Characterization of Re–Pd/SiO2 Catalysts for Hydrogenation of Stearic Acid
journal contributionposted on 06.11.2015, 00:00 by Yasuyuki Takeda, Masazumi Tamura, Yoshinao Nakagawa, Kazu Okumura, Keiichi Tomishige
Silica-supported Re–Pd bimetallic catalysts (Re–Pd/SiO2) with a high molar ratio of Re/Pd, which were reported to be effective for selective hydrogenation of carboxylic acids to the corresponding fatty alcohols in 1,4-dioxane solvent, were characterized by means of X-ray diffraction (XRD), X-ray absorption spectroscopy (XAS), X-ray photoelectron spectroscopy (XPS), and CO adsorption. Various kinds of Re species (hexagonal closed packing (HCP) and face-centered cubic (FCC) Re0 metals, Re3+, Re4+, and Re6+) were detected on the catalysts after reaction or reduction, and the ratio of these Re species was estimated by the combination of characterization results. The activity of these catalysts is sensitive to air because of the high oxophilicity of Re, and the catalysts must be handled without contact to air. Pd addition and catalyst activation method (liquid-phase reduction and gas-phase reduction) influenced the ratio of the Re species.
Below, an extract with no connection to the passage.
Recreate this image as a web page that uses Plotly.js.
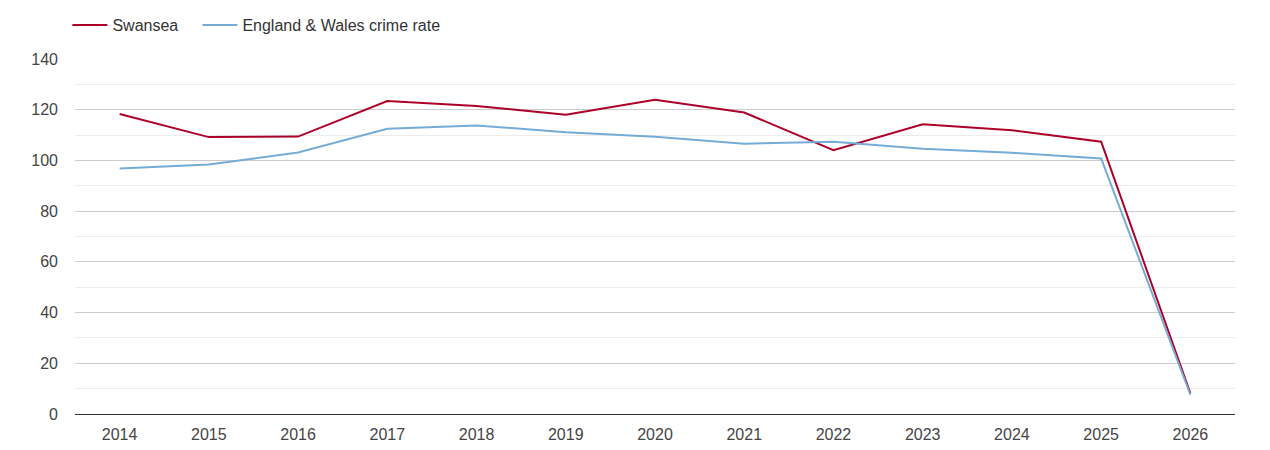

Liquid-phase reduced Re–Pd/SiO2 (Re/Pd = 8), which is the most effective catalyst, has Pd0, Re0, and Ren+ (Re3+ and Re4+) species on the catalyst, and the metal surface (Pd0, Re0(HCP), Re0(FCC)) is modified with Ren+ species. This structure will be responsible for the high hydrogenation activity. Combined with kinetic studies with Re–Pd/SiO2 (Re/Pd = 8) and Re/SiO2 catalysts, Pd plays a role in promoting the reduction and dispersion of Re species, as well as strengthening the interaction of stearic acid with the catalytic surface, and on the other hand, Ren+ plays a role in promoting the heterolytic dissociation of H2.